Daily News - Friday, 5 June 2026
India to Surpass China in Global GDP Share by 2060 (Economic Times)
India is expected to surpass China in terms of its share of global GDP measured in purchasing power parity (PPP) by 2060, according to the World Inequality Lab (Paris School of Economics) report Global Justice Report: A Plan for Equality and Prosperity With Planetary Boundaries. The study notes that China’s current share of world GDP is about 20% in PPP terms, nearly one-third higher than the US, but demographic decline will reduce its global weight, with population share falling from 23% in 1945 to less than 8% by 2100. India, by contrast, is projected to expand its economic footprint due to sustained population growth and rising output, overtaking China’s share in the second half of the century. The report emphasizes that neither China nor India will achieve the hegemonic dominance once held by the US in the 1950s (35-40% of global GDP) or Europe in the early 20th century (40-45%). Current IMF data shows India’s GDP at USD $4.15 trillion (INR ₹344 trillion) in 2026, compared to China’s USD $20.85 trillion (INR ₹1,730 trillion) and the US at USD $32.38 trillion (INR ₹2,690 trillion). This trajectory underscores a shift toward a multipolar global economy, with India positioned as a central driver of growth and influence in the decades ahead.
Income-Tax (Amendment) Ordinance, 2026 Issued to Attract Capital in India (Financial Express)
The Government of India has issued the Income-Tax (Amendment) Ordinance, 2026, scrapping the 12.5% long term capital gains (LTCG) tax on foreign institutional investor (FII) investments in government securities, a move overseen by the Ministry of Finance to attract capital inflows amid rupee volatility. This comes as foreign portfolio investors have withdrawn a record INR 2.6 lakh crore from equities in 2026, including INR 34,000 crore in the first three days of June, making the rupee the worst performing Asian currency with a depreciation of over 6% against USD $ (INR). Despite equity outflows, FIIs purchased more than INR 17,000 crore in debt markets through the Fully Accessible Route (FAR), while pulling out INR 4,000 crore under the general debt limit and INR 340 crore via the Voluntary Retention Route (VRR). The ordinance aims to deepen foreign participation in sovereign bonds and stabilize long-term capital inflows, aligning India’s debt market with global practices. RBI Governor Sanjay Malhotra stated that while the central bank has no target for the rupee, it will continue to intervene to counter speculative flows and ensure currency stability. With the rupee touching a record low of 96.96/USD $ (INR) on May 20, this coordinated policy push reflects the government and RBI’s effort to reinforce investor confidence and safeguard macroeconomic stability.

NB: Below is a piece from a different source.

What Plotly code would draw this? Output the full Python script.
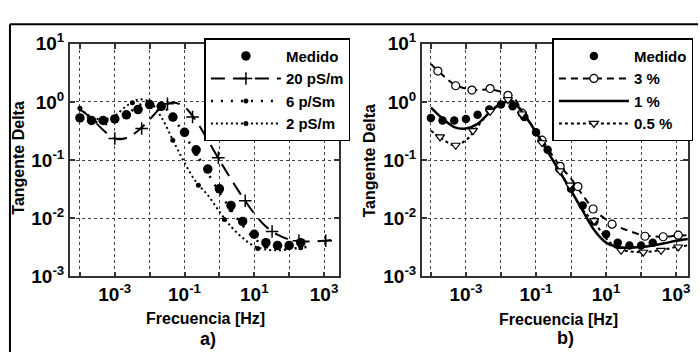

India’s Economy Expands 7.7% in FY26, Q4 Growth at 7.8% (News18)
India’s economy grew 7.7% in FY26, up from 7.1% in FY25, with the Ministry of Statistics and Programme Implementation (MoSPI) reporting 7.8% growth in Q4FY26. Real GDP rose to INR ₹323.12 lakh crore (USD $3.87 trillion) from INR ₹299.89 lakh crore in FY25, while nominal GDP increased 8.9% to INR ₹346.36 lakh crore (USD $4.15 trillion). Gross Value Added (GVA) expanded 7.9% in FY26, compared to 7.3% in FY25, with real GVA at INR ₹294.91 lakh crore. The services sector was the largest driver, growing 9.9% in Q4, led by Trade, Hotels, Transport, Communication, and Broadcasting services which surged 12.5% year-on-year. Financial, real estate, IT, and professional services grew 10.4%, while manufacturing rose 7.3%, construction 8.4%, and agriculture moderated to 3.6%. These figures highlight stronger underlying activity across services and industry, positioning India as one of the fastest-growing major economies despite global headwinds.